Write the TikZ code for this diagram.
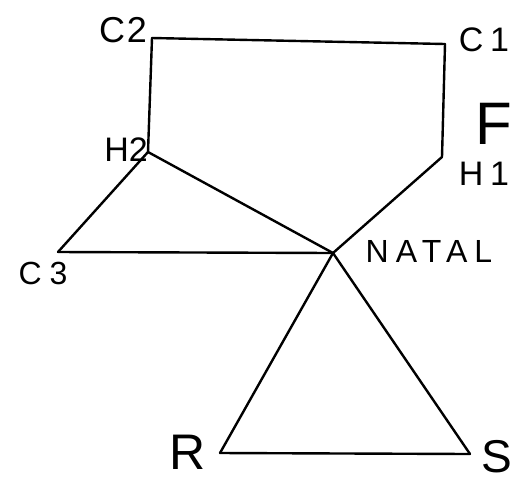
\documentclass[tikz,border=0pt]{standalone}
\usepackage{fontspec}
\setmainfont{Liberation Sans}
\begin{document}
\begin{tikzpicture}[x=1pt,y=-1pt,
  edge/.style={line width=2.4pt,line cap=round,line join=round},
  lbl/.style={inner sep=0pt,anchor=center}]
\useasboundingbox (0,0) rectangle (516,483);
\fill[white] (0,0) rectangle (516,483);
% points
\coordinate (C2) at (152,38);
\coordinate (C1) at (445,44);
\coordinate (H2) at (148,152);
\coordinate (H1) at (442,157);
\coordinate (C3) at (58,252);
\coordinate (N) at (333,253);
\coordinate (R) at (220,453);
\coordinate (S) at (470,454);
% connectors
\draw[edge] (C2) -- (C1);
\draw[edge] (C2) -- (H2);
\draw[edge] (C1) -- (H1);
\draw[edge] (H1) -- (N);
\draw[edge] (H2) -- (N);
\draw[edge] (H2) -- (C3);
\draw[edge] (C3) -- (N);
\draw[edge] (N) -- (R);
\draw[edge] (N) -- (S);
\draw[edge] (R) -- (S);
% labels
\node[lbl,font=\fontsize{36}{36}\selectfont\addfontfeature{LetterSpace=5}] (lC2) at (123,30) {C2};
\node[lbl,font=\fontsize{34}{34}\selectfont\addfontfeature{LetterSpace=20}] (lC1) at (484,40) {C1};
\node[lbl,font=\fontsize{60}{60}\selectfont] (lF) at (494,124) {F};
\node[lbl,font=\fontsize{34}{34}\selectfont] (lH2) at (126,150) {H2};
\node[lbl,font=\fontsize{34}{34}\selectfont\addfontfeature{LetterSpace=20}] (lH1) at (484,174) {H1};
\node[lbl,font=\fontsize{32}{32}\selectfont\addfontfeature{LetterSpace=22}] (lN) at (429,251) {NATAL};
\node[lbl,font=\fontsize{32}{32}\selectfont\addfontfeature{LetterSpace=25}] (lC3) at (43,273) {C3};
\node[lbl,font=\fontsize{50}{50}\selectfont] (lR) at (188,452) {R};
\node[lbl,font=\fontsize{46}{46}\selectfont] (lS) at (497,457) {S};
\end{tikzpicture}
\end{document}
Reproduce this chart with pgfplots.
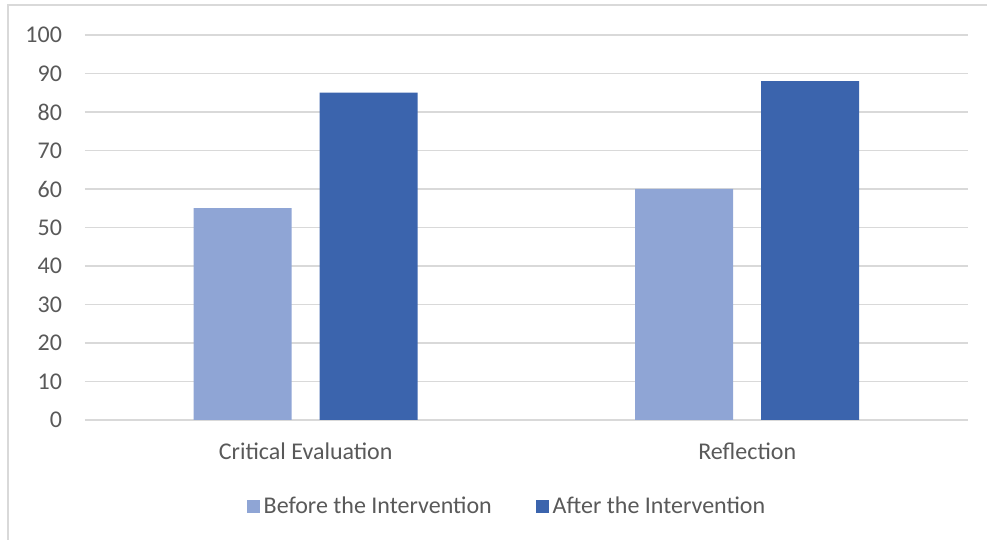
\documentclass[border=0pt]{standalone}
\usepackage{pgfplots}
\pgfplotsset{compat=1.18}
\usepackage{fontspec}
\setmainfont{Carlito}
\definecolor{txt}{HTML}{595959}
\definecolor{grd}{HTML}{D9D9D9}
\definecolor{before}{RGB}{143,165,213}
\definecolor{after}{RGB}{59,100,173}

\begin{document}
\begin{tikzpicture}
% page frame, 1px = 0.5pt
\path[use as bounding box] (-42.5pt,-60pt) rectangle (451pt,210pt);
\draw[grd, line width=1pt] (-38.5pt,-60pt) -- (-38.5pt,207.5pt) -- (451pt,207.5pt);
\begin{axis}[
  at={(0,0)}, anchor=south west,
  width=441.5pt, height=192.5pt, scale only axis,
  ybar=14pt, bar width=49pt,
  xmin=-0.5, xmax=1.5, ymin=0, ymax=100,
  xtick=data, xticklabels={Critical Evaluation, Reflection},
  ytick={0,10,...,100},
  ymajorgrids, grid style={grd, line width=0.8pt},
  axis x line*=bottom, axis y line*=left,
  x axis line style={grd, line width=0.8pt, -},
  y axis line style={draw=none},
  major tick length=0pt,
  tick label style={font=\fontsize{12}{14}\selectfont, text=txt},
  /pgf/number format/assume math mode=true,
  yticklabel style={anchor=east, xshift=-8pt},
  xticklabel style={yshift=-8pt},
  legend columns=2,
  legend style={at={(0.479,-0.225)}, anchor=center, draw=none,
    font=\fontsize{12}{14}\selectfont, text=txt,
    /tikz/every even column/.append style={column sep=20pt}},
  legend image code/.code={\fill[#1] (0pt,-3.25pt) rectangle (6.5pt,3.25pt);},
]
\addplot[fill=before, draw=none] coordinates {(0,55) (1,60)};
\addplot[fill=after, draw=none] coordinates {(0,85) (1,88)};
\legend{Before the Intervention, After the Intervention}
\end{axis}
\end{tikzpicture}
\end{document}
********
WRITTEN EXERCISE: Print out the whole of the material word for word, without pictures.

FINISHED ANSWER:
Write the TikZ code for this diagram.
\documentclass[tikz,border=0pt]{standalone}
\usepackage{fontspec}
\setmainfont{Liberation Sans}
\begin{document}
\begin{tikzpicture}[x=1pt,y=-1pt,
  edge/.style={line width=2.4pt,line cap=round,line join=round},
  lbl/.style={inner sep=0pt,anchor=center}]
\useasboundingbox (0,0) rectangle (516,483);
\fill[white] (0,0) rectangle (516,483);
% points
\coordinate (C2) at (152,38);
\coordinate (C1) at (445,44);
\coordinate (H2) at (148,152);
\coordinate (H1) at (442,157);
\coordinate (C3) at (58,252);
\coordinate (N) at (333,253);
\coordinate (R) at (220,453);
\coordinate (S) at (470,454);
% connectors
\draw[edge] (C2) -- (C1);
\draw[edge] (C2) -- (H2);
\draw[edge] (C1) -- (H1);
\draw[edge] (H1) -- (N);
\draw[edge] (H2) -- (N);
\draw[edge] (H2) -- (C3);
\draw[edge] (C3) -- (N);
\draw[edge] (N) -- (R);
\draw[edge] (N) -- (S);
\draw[edge] (R) -- (S);
% labels
\node[lbl,font=\fontsize{36}{36}\selectfont\addfontfeature{LetterSpace=5}] (lC2) at (123,30) {C2};
\node[lbl,font=\fontsize{34}{34}\selectfont\addfontfeature{LetterSpace=20}] (lC1) at (484,40) {C1};
\node[lbl,font=\fontsize{60}{60}\selectfont] (lF) at (494,124) {F};
\node[lbl,font=\fontsize{34}{34}\selectfont] (lH2) at (126,150) {H2};
\node[lbl,font=\fontsize{34}{34}\selectfont\addfontfeature{LetterSpace=20}] (lH1) at (484,174) {H1};
\node[lbl,font=\fontsize{32}{32}\selectfont\addfontfeature{LetterSpace=22}] (lN) at (429,251) {NATAL};
\node[lbl,font=\fontsize{32}{32}\selectfont\addfontfeature{LetterSpace=25}] (lC3) at (43,273) {C3};
\node[lbl,font=\fontsize{50}{50}\selectfont] (lR) at (188,452) {R};
\node[lbl,font=\fontsize{46}{46}\selectfont] (lS) at (497,457) {S};
\end{tikzpicture}
\end{document}
Reproduce this chart with pgfplots.
\documentclass[border=0pt]{standalone}
\usepackage{pgfplots}
\pgfplotsset{compat=1.18}
\usepackage{fontspec}
\setmainfont{Carlito}
\definecolor{txt}{HTML}{595959}
\definecolor{grd}{HTML}{D9D9D9}
\definecolor{before}{RGB}{143,165,213}
\definecolor{after}{RGB}{59,100,173}

\begin{document}
\begin{tikzpicture}
% page frame, 1px = 0.5pt
\path[use as bounding box] (-42.5pt,-60pt) rectangle (451pt,210pt);
\draw[grd, line width=1pt] (-38.5pt,-60pt) -- (-38.5pt,207.5pt) -- (451pt,207.5pt);
\begin{axis}[
  at={(0,0)}, anchor=south west,
  width=441.5pt, height=192.5pt, scale only axis,
  ybar=14pt, bar width=49pt,
  xmin=-0.5, xmax=1.5, ymin=0, ymax=100,
  xtick=data, xticklabels={Critical Evaluation, Reflection},
  ytick={0,10,...,100},
  ymajorgrids, grid style={grd, line width=0.8pt},
  axis x line*=bottom, axis y line*=left,
  x axis line style={grd, line width=0.8pt, -},
  y axis line style={draw=none},
  major tick length=0pt,
  tick label style={font=\fontsize{12}{14}\selectfont, text=txt},
  /pgf/number format/assume math mode=true,
  yticklabel style={anchor=east, xshift=-8pt},
  xticklabel style={yshift=-8pt},
  legend columns=2,
  legend style={at={(0.479,-0.225)}, anchor=center, draw=none,
    font=\fontsize{12}{14}\selectfont, text=txt,
    /tikz/every even column/.append style={column sep=20pt}},
  legend image code/.code={\fill[#1] (0pt,-3.25pt) rectangle (6.5pt,3.25pt);},
]
\addplot[fill=before, draw=none] coordinates {(0,55) (1,60)};
\addplot[fill=after, draw=none] coordinates {(0,85) (1,88)};
\legend{Before the Intervention, After the Intervention}
\end{axis}
\end{tikzpicture}
\end{document}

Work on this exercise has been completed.